Pursuant to its anti-trafficking statute, Jamaican authorities encourage victims to assist in the investigation and prosecution of their traffickers. Victims are not penalized for immigration violations or other unlawful acts committed as a direct result of being trafficked.
Jamaica provides temporary residency for foreign trafficking victims and other legal alternatives to deportation to countries where victims would face hardship or retribution. In 2007, the government assisted IOM’s repatriation of a trafficking victim from Burma who was exploited for five years as a domestic servant.
The government increased anti-trafficking prevention activities during the reporting period. Government officials condemned human trafficking in public statements and presentations, in addition to warning more than 250 students about the dangers of human trafficking.
Anti-trafficking flyers and materials were disseminated widely. The government also tightened issuance of exotic dancer permits to Jamaican hotel establishments, and eliminated their use in night clubs.
Efforts to identify victims of trafficking among holders of these permits were intensified during the reporting period, and the government reduced the total number of permits to eight.
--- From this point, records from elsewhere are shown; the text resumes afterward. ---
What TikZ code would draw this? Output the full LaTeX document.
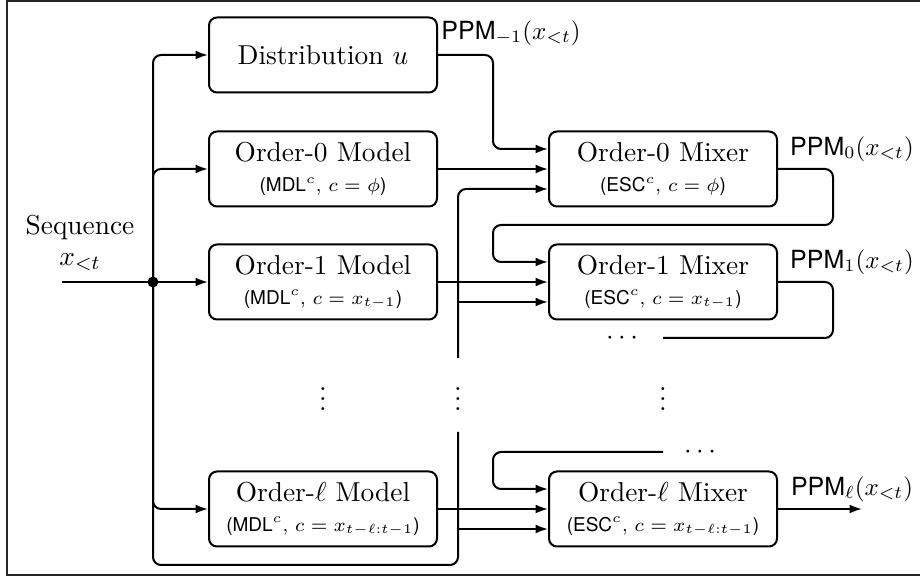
\RequirePackage{fix-cm}
\documentclass[tikz,border=0pt]{standalone}
\usepackage{fontspec}
\setsansfont{TeX Gyre Heros}
\usetikzlibrary{arrows.meta,calc}
\newcommand{\subsz}{\fontsize{7.6}{9}\selectfont}
\newcommand{\mainsz}{\fontsize{10.95}{13}\selectfont}
\begin{document}
\begin{tikzpicture}[x=0.4pt,y=-0.4pt,
  box/.style={draw,thick,rounded corners=3.2pt,minimum width=91.2pt,minimum height=30pt,align=center,inner sep=0pt,font=\mainsz},
  conn/.style={thick,rounded corners=3.2pt},
  arr/.style={conn,-{Latex[length=5pt,width=3.6pt]}},
  lbl/.style={inner sep=0pt,font=\mainsz},
  ppm/.style={inner sep=0pt}]
\useasboundingbox (0,0) rectangle (920,578);
\draw[line width=0.8pt,black!85] (920,1) -- (7,1) -- (7,575) -- (920,575);

% models
\node[box] (dist) at (323,55) {Distribution $u$};
\node[box] (m0) at (323,169) {Order-$0$ Model\\[-1pt]{\subsz\textsf{(MDL}$^c$, $c=\phi$\textsf{)}}};
\node[box] (m1) at (323,282) {Order-$1$ Model\\[-1pt]{\subsz\textsf{(MDL}$^c$, $c=x_{t-1}$\textsf{)}}};
\node[box] (ml) at (323,509) {Order-$\ell$ Model\\[-1pt]{\subsz\textsf{(MDL}$^c$, $c=x_{t-\ell:t-1}$\textsf{)}}};
% mixers
\node[box] (x0) at (663,169) {Order-$0$ Mixer\\[-1pt]{\subsz\textsf{(ESC}$^c$, $c=\phi$\textsf{)}}};
\node[box] (x1) at (663,282) {Order-$1$ Mixer\\[-1pt]{\subsz\textsf{(ESC}$^c$, $c=x_{t-1}$\textsf{)}}};
\node[box] (xl) at (663,509) {Order-$\ell$ Mixer\\[-1pt]{\subsz\textsf{(ESC}$^c$, $c=x_{t-\ell:t-1}$\textsf{)}}};

% labels
\node[lbl] (seq) at (80,228) {Sequence};
\node[lbl] (xin) at (80,262) {$x_{<t}$};
\node[ppm] (p-1) at (511,33) {\textsf{PPM}$_{-1}(x_{<t})$};
\node[ppm] (p0) at (852,149) {\textsf{PPM}$_{0}(x_{<t})$};
\node[ppm] (p1) at (852,262) {\textsf{PPM}$_{1}(x_{<t})$};
\node[ppm] (pl) at (852,489) {\textsf{PPM}$_{\ell}(x_{<t})$};
\node[lbl] (vd1) at (323,392) {$\vdots$};
\node[lbl] (vd2) at (458,392) {$\vdots$};
\node[lbl] (vd3) at (663,392) {$\vdots$};
\node[lbl] (hd1) at (622,338) {$\cdots$};
\node[lbl] (hd2) at (700,452) {$\cdots$};

% mixer input points
\foreach \m in {x0,x1,xl}{
  \coordinate (\m a) at ($(\m.west)+(0,-20)$);
  \coordinate (\m b) at (\m.west);
  \coordinate (\m c) at ($(\m.west)+(0,20)$);
}
\coordinate (colL) at (493,0);
\coordinate (colR) at (833,0);
\coordinate (in) at (62,282);
\node[circle,fill,inner sep=0pt,minimum size=4.4pt] (j) at (153,282) {};
\coordinate (b1) at (153,565);
\coordinate (b2) at (458,565);
\coordinate (gapb) at (458,432);
\coordinate (gapt) at (458,358);
\coordinate (e1) at (663,338);
\coordinate (e2) at (663,452);

% input fan-out
\draw[thick] (in) -- (j.center);
\draw[arr] (j.center) |- (dist.west);
\draw[arr] (j.center) |- (m0.west);
\draw[arr] (j.center) -- (m1.west);
\draw[arr] (j.center) |- (ml.west);
\draw[conn] (j.center) -- (b1) -- (b2) -- (gapb);
\draw[arr] (gapt) |- (x0c);
\draw[arr] (gapt |- x1c) -- (x1c);
\draw[arr] (gapb |- xlc) -- (xlc);

% model outputs
\draw[arr] (m0.east) -- (x0b);
\draw[arr] (m1.east) -- (x1b);
\draw[arr] (ml.east) -- (xlb);
\draw[arr] (dist.east) -| (colL |- x0a) -- (x0a);

% mixer chain
\draw[arr] (x0.east) -- (colR |- x0.east) -- ($(colR)+(0,225)$) -- ($(colL)+(0,225)$) -- (colL |- x1a) -- (x1a);
\draw[conn] (x1.east) -- (colR |- x1.east) -- (colR |- e1) -- (e1);
\draw[arr] (e2) -- (colL |- e2) -- (colL |- xla) -- (xla);
\coordinate (out) at (862,509);
\draw[arr] (xl.east) -- (out);
\end{tikzpicture}
\end{document}
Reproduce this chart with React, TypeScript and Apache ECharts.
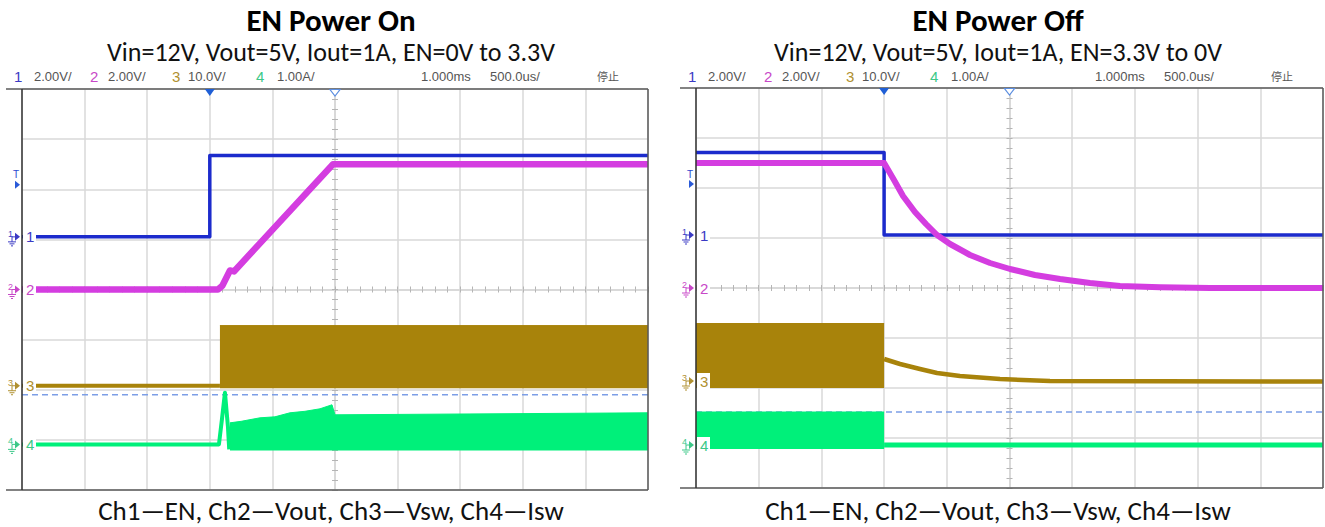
import React, { useEffect, useRef } from "react";
import * as echarts from "echarts";

// ---------- texts ----------
const panelTitles = ["EN Power On", "EN Power Off"];
const panelSubtitles = [
  "Vin=12V, Vout=5V, Iout=1A, EN=0V to 3.3V",
  "Vin=12V, Vout=5V, Iout=1A, EN=3.3V to 0V",
];
const captionText = "Ch1—EN, Ch2—Vout, Ch3—Vsw, Ch4—Isw";
const channelNumbers = ["1", "2", "3", "4"];
const channelScaleLabels = ["2.00V/", "2.00V/", "10.0V/", "1.00A/"];
const delayLabel = "1.000ms";
const timebaseLabel = "500.0us/";
const runStateLabel = "停止";

// ---------- scope settings ----------
const channelScales = [2, 2, 10, 1]; // units per division
const timeMin = -1.5; // ms relative to trigger
const timeMax = 3.5;
const timeStep = 0.5;
const divMin = 0;
const divMax = 8;
const triggerTime = 0;
const delayTime = 1.0;

// channel ground positions (divisions from the bottom of the screen)
const onGroundDiv = [5.05, 4.0, 2.08, 0.91];
const offGroundDiv = [5.06, 4.0, 2.14, 0.86];
const triggerLevelDiv = [6.09, 6.08];
const cursorLevelDiv = [1.9, 1.52];

// ---------- EN power on (time in ms, values in V / A) ----------
const onEnT = [-1.5, 0, 0, 3.5];
const onEnV = [0, 0, 3.25, 3.25];
const onVoutT = [-1.5, 0.065, 0.1, 0.137, 0.161, 0.193, 0.984, 3.5];
const onVoutV = [0, 0, 0.15, 0.52, 0.76, 0.72, 5.0, 5.0];
const onVswIdleT = [-1.5, 0.081];
const onVswIdleV = [0, 0];
const onVswBandT = [0.081, 3.5];
const onVswBandHi = [12.0, 12.0];
const onVswBandLo = -0.5;
const onIswIdleT = [-1.5, 0.073, 0.097, 0.121, 0.145, 0.155];
const onIswIdleV = [0, 0, 0.5, 1.03, 0.35, -0.1];
const onIswBandT = [0.161, 0.25, 0.4, 0.52, 0.64, 0.76, 0.88, 0.976, 1.0, 3.5];
const onIswBandHi = [0.43, 0.46, 0.53, 0.55, 0.63, 0.66, 0.71, 0.79, 0.59, 0.63];
const onIswBandLo = -0.12;

// ---------- EN power off ----------
const offEnT = [-1.5, 0, 0, 3.5];
const offEnV = [3.3, 3.3, 0, 0];
const offVoutT = [-1.5, 0, 0.079, 0.151, 0.246, 0.334, 0.422, 0.526, 0.685, 0.845, 1.004, 1.203, 1.403, 1.642, 1.881, 2.2, 2.6, 3.5];
const offVoutV = [5.0, 5.0, 4.32, 3.68, 3.04, 2.56, 2.12, 1.76, 1.32, 1.0, 0.76, 0.52, 0.36, 0.2, 0.08, 0.03, 0, 0];
const offVswBandT = [-1.5, 0];
const offVswBandHi = [11.5, 11.5];
const offVswBandLo = -1.4;
const offVswTailT = [0, 0.127, 0.286, 0.422, 0.605, 0.924, 1.323, 3.5];
const offVswTailV = [4.4, 3.4, 2.4, 1.6, 1.0, 0.4, 0, -0.1];
const offIswBandT = [-1.5, 0];
const offIswBandHi = [0.66, 0.66];
const offIswBandLo = -0.08;
const offIswTailT = [0, 3.5];
const offIswTailV = [0, 0];

// ---------- styling ----------
const traceColors = ["#1c2bcc", "#d43de0", "#a8830b", "#00f07a"];
const labelColors = ["#3a3ac4", "#c848c8", "#b09030", "#3cc888"];
const gridColor = "#d9d9d9";
const tickColor = "#b5b5b5";
const frameColor = "#5a5a5a";
const fontFamily = "Carlito, Lato, 'Noto Sans', sans-serif";

const geoms = [
  { left: 22, top: 89, width: 626, height: 401, frameLeft: 6, textCenter: 331 },
  { left: 696, top: 88, width: 627, height: 400, frameLeft: 680, textCenter: 998 },
];
const headerDx = [-8, 12, 68, 86, 150, 166, 234, 255, 399, 468, 575];

const toPts = (ts: number[], vs: number[], ground: number, scale: number) =>
  ts.map((t, i) => [t, ground + vs[i] / scale]);

function trace(p: number, data: number[][], color: string, width: number, z: number, dashed = false) {
  return {
    type: "line",
    xAxisIndex: p * 3,
    yAxisIndex: p * 3,
    data,
    symbol: "none",
    showSymbol: false,
    silent: true,
    z,
    lineStyle: { color, width, type: dashed ? [6, 4] : "solid", cap: "butt", join: "round" },
    itemStyle: { color },
  };
}
function band(p: number, data: number[][], origin: number, color: string, z: number) {
  return {
    type: "line",
    xAxisIndex: p * 3,
    yAxisIndex: p * 3,
    data,
    symbol: "none",
    showSymbol: false,
    silent: true,
    z,
    lineStyle: { color, width: 1 },
    itemStyle: { color },
    areaStyle: { color, opacity: 1, origin },
  };
}

function buildOption() {
  const grid: any[] = [];
  const xAxis: any[] = [];
  const yAxis: any[] = [];
  geoms.forEach((g, p) => {
    for (let k = 0; k < 3; k++) {
      grid.push({ left: g.left, top: g.top, width: g.width, height: g.height, containLabel: false });
    }
    xAxis.push({
      gridIndex: p * 3, type: "value", min: timeMin, max: timeMax, interval: timeStep,
      axisLine: { show: false }, axisTick: { show: false }, axisLabel: { show: false },
      splitLine: { show: true, lineStyle: { color: gridColor, width: 1.5 } },
    });
    yAxis.push({
      gridIndex: p * 3, type: "value", min: divMin, max: divMax, interval: 1,
      axisLine: { show: false }, axisTick: { show: false }, axisLabel: { show: false },
      splitLine: { show: true, lineStyle: { color: gridColor, width: 1.5 } },
    });
    ["bottom", "top"].forEach((pos, k) => {
      xAxis.push({
        gridIndex: p * 3 + 1 + k, type: "value", min: -5, max: 5, interval: 1, position: pos,
        axisLine: { show: true, onZero: true, lineStyle: { color: gridColor, width: 1.5 } },
        axisTick: { show: true, inside: true, length: 3, lineStyle: { color: tickColor } },
        minorTick: { show: true, splitNumber: 5, length: 3, lineStyle: { color: tickColor } },
        axisLabel: { show: false }, splitLine: { show: false },
      });
    });
    ["left", "right"].forEach((pos, k) => {
      yAxis.push({
        gridIndex: p * 3 + 1 + k, type: "value", min: -4, max: 4, interval: 1, position: pos,
        axisLine: { show: true, onZero: true, lineStyle: { color: gridColor, width: 1.5 } },
        axisTick: { show: true, inside: true, length: 3, lineStyle: { color: tickColor } },
        minorTick: { show: true, splitNumber: 5, length: 3, lineStyle: { color: tickColor } },
        axisLabel: { show: false }, splitLine: { show: false },
      });
    });
  });

  const [c1, c2, c3, c4] = traceColors;
  const series: any[] = [
    // power on
    trace(0, [[timeMin, cursorLevelDiv[0]], [timeMax, cursorLevelDiv[0]]], "#7c9ee6", 1.5, 1, true),
    band(0, toPts(onIswBandT, onIswBandHi, onGroundDiv[3], channelScales[3]), onGroundDiv[3] + onIswBandLo / channelScales[3], c4, 3),
    trace(0, toPts(onIswIdleT, onIswIdleV, onGroundDiv[3], channelScales[3]), c4, 4, 3),
    trace(0, toPts(onVswIdleT, onVswIdleV, onGroundDiv[2], channelScales[2]), c3, 4, 4),
    band(0, toPts(onVswBandT, onVswBandHi, onGroundDiv[2], channelScales[2]), onGroundDiv[2] + onVswBandLo / channelScales[2], c3, 4),
    trace(0, toPts(onVoutT, onVoutV, onGroundDiv[1], channelScales[1]), c2, 6.5, 5),
    trace(0, toPts(onEnT, onEnV, onGroundDiv[0], channelScales[0]), c1, 3.5, 6),
    // power off
    trace(1, [[timeMin, cursorLevelDiv[1]], [timeMax, cursorLevelDiv[1]]], "#7c9ee6", 1.5, 1, true),
    band(1, toPts(offIswBandT, offIswBandHi, offGroundDiv[3], channelScales[3]), offGroundDiv[3] + offIswBandLo / channelScales[3], c4, 3),
    trace(1, toPts(offIswTailT, offIswTailV, offGroundDiv[3], channelScales[3]), c4, 5, 3),
    band(1, toPts(offVswBandT, offVswBandHi, offGroundDiv[2], channelScales[2]), offGroundDiv[2] + offVswBandLo / channelScales[2], c3, 4),
    trace(1, toPts(offVswTailT, offVswTailV, offGroundDiv[2], channelScales[2]), c3, 4.5, 4),
    trace(1, toPts(offEnT, offEnV, offGroundDiv[0], channelScales[0]), c1, 3.5, 5),
    trace(1, toPts(offVoutT, offVoutV, offGroundDiv[1], channelScales[1]), c2, 6, 6),
  ];

  return {
    animation: false,
    backgroundColor: "#ffffff",
    grid,
    xAxis,
    yAxis,
    series,
  };
}

function txt(x: number, y: number, text: string, size: number, fill: string, align = "left", weight = "normal", family = fontFamily) {
  return {
    type: "text",
    x,
    y,
    z: 100,
    silent: true,
    style: {
      text,
      fill,
      fontSize: size,
      fontFamily: family,
      fontWeight: weight,
      align,
      textAlign: align,
      verticalAlign: "middle",
      textVerticalAlign: "middle",
    },
  };
}
function seg(x1: number, y1: number, x2: number, y2: number, stroke: string, lw: number) {
  return { type: "line", z: 90, silent: true, shape: { x1, y1, x2, y2 }, style: { stroke, lineWidth: lw } };
}

function buildGraphic(chart: any) {
  const els: any[] = [];
  const hdrFont = "'Liberation Sans', Arial, sans-serif";
  geoms.forEach((g, p) => {
    const px = (t: number, d: number) => chart.convertToPixel({ gridIndex: p * 3 }, [t, d]) as number[];
    const [gl, gTop] = px(timeMin, divMax);
    const [gr, gBot] = px(timeMax, divMin);
    // titles
    els.push(txt(g.textCenter, 20, panelTitles[p], 31, "#000", "center", "bold"));
    els.push(txt(g.textCenter, 52, panelSubtitles[p], 26, "#111", "center"));
    els.push(txt(g.textCenter, 510, captionText, 27, "#111", "center"));
    // header
    const hdr = [
      [channelNumbers[0], labelColors[0]], [channelScaleLabels[0], "#555"],
      [channelNumbers[1], labelColors[1]], [channelScaleLabels[1], "#555"],
      [channelNumbers[2], labelColors[2]], [channelScaleLabels[2], "#555"],
      [channelNumbers[3], labelColors[3]], [channelScaleLabels[3], "#555"],
      [delayLabel, "#555"], [timebaseLabel, "#555"], [runStateLabel, "#555"],
    ];
    hdr.forEach(([t, c], i) => {
      const isNum = i < 8 && i % 2 === 0;
      const size = i === 10 ? 11 : isNum ? 15 : 13;
      els.push(txt(gl + headerDx[i], 76, t, size, c, "left", "normal", i === 10 ? "'Noto Sans CJK SC', sans-serif" : hdrFont));
    });
    // frame
    els.push(seg(g.frameLeft, gTop, gr, gTop, frameColor, 1.5));
    els.push(seg(g.frameLeft, gBot, gr, gBot, frameColor, 1.5));
    els.push(seg(gr, gTop, gr, gBot, frameColor, 1.5));
    els.push(seg(gl, gTop, gl, gBot, "#333", 1.5));
    // trigger / delay markers on top edge
    const [tx] = px(triggerTime, divMax);
    const [dx] = px(delayTime, divMax);
    els.push({ type: "polygon", z: 95, silent: true, shape: { points: [[tx - 5, gTop], [tx + 5, gTop], [tx, gTop + 7]] }, style: { fill: "#1f5fd6" } });
    els.push({ type: "polygon", z: 95, silent: true, shape: { points: [[dx - 5, gTop + 0.5], [dx + 5, gTop + 0.5], [dx, gTop + 7]] }, style: { fill: "#fff", stroke: "#5c8ee0", lineWidth: 1.2 } });
    // trigger level marker
    const [, ty] = px(timeMin, triggerLevelDiv[p]);
    els.push(txt(gl - 6, ty - 10, "T", 10, "#2a4ad0", "center", "normal", hdrFont));
    els.push({ type: "polygon", z: 95, silent: true, shape: { points: [[gl - 7, ty - 4], [gl - 7, ty + 4], [gl - 2, ty]] }, style: { fill: "#2a5ad8" } });
    // channel ground markers
    const grounds = p === 0 ? onGroundDiv : offGroundDiv;
    grounds.forEach((gd, ci) => {
      const [, gy] = px(timeMin, gd);
      const col = labelColors[ci];
      els.push({ type: "rect", z: 92, silent: true, shape: { x: gl + 1, y: gy - 8, width: 13, height: 16 }, style: { fill: "#fff" } });
      els.push(txt(gl + 4, gy, channelNumbers[ci], 15, col, "left", "normal", hdrFont));
      els.push(txt(gl - 14, gy - 3, channelNumbers[ci], 9, col, "left", "normal", hdrFont));
      els.push({ type: "polygon", z: 95, silent: true, shape: { points: [[gl - 7, gy - 4], [gl - 7, gy + 4], [gl - 2, gy]] }, style: { fill: col } });
      els.push(seg(gl - 10, gy, gl - 7, gy, col, 1));
      els.push(seg(gl - 10, gy, gl - 10, gy + 5, col, 1));
      els.push(seg(gl - 14, gy + 5, gl - 6, gy + 5, col, 1));
      els.push(seg(gl - 12.5, gy + 7, gl - 7.5, gy + 7, col, 1));
      els.push(seg(gl - 11, gy + 9, gl - 9, gy + 9, col, 1));
    });
  });
  return els;
}

export default function App() {
  const ref = useRef<HTMLDivElement>(null);
  useEffect(() => {
    if (!ref.current) return;
    const chart = echarts.init(ref.current, null, { renderer: "svg" });
    chart.setOption(buildOption() as any);
    chart.setOption({ graphic: { elements: buildGraphic(chart) } } as any);
    return () => chart.dispose();
  }, []);
  return (
    <div
      ref={ref}
      style={{ position: "absolute", left: 0, top: 0, width: 1325, height: 527, background: "#fff" }}
    />
  );
}
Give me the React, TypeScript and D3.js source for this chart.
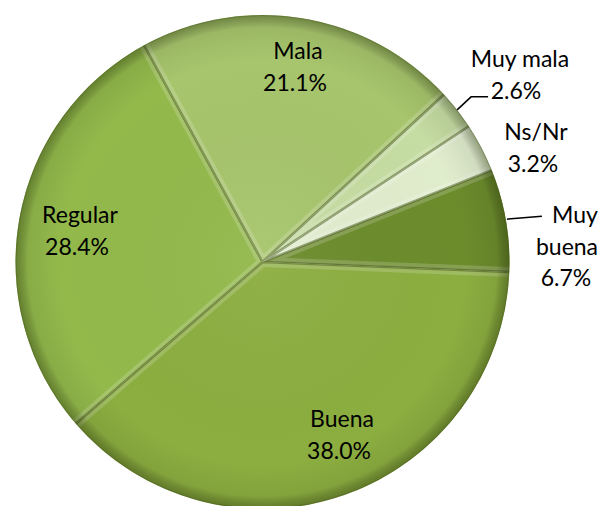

Increased government collaboration with Jamaica’s hotel and tourism industry would assist efforts to prevent child sex tourism in resort areas; despite reported sexual exploitation of Jamaican children by foreign tourists, no investigations or prosecutions of such suspected criminal activity were reported by the government. The government made efforts to address demand for commercial sex acts by conducting high-profile raids on hotels and nightclubs.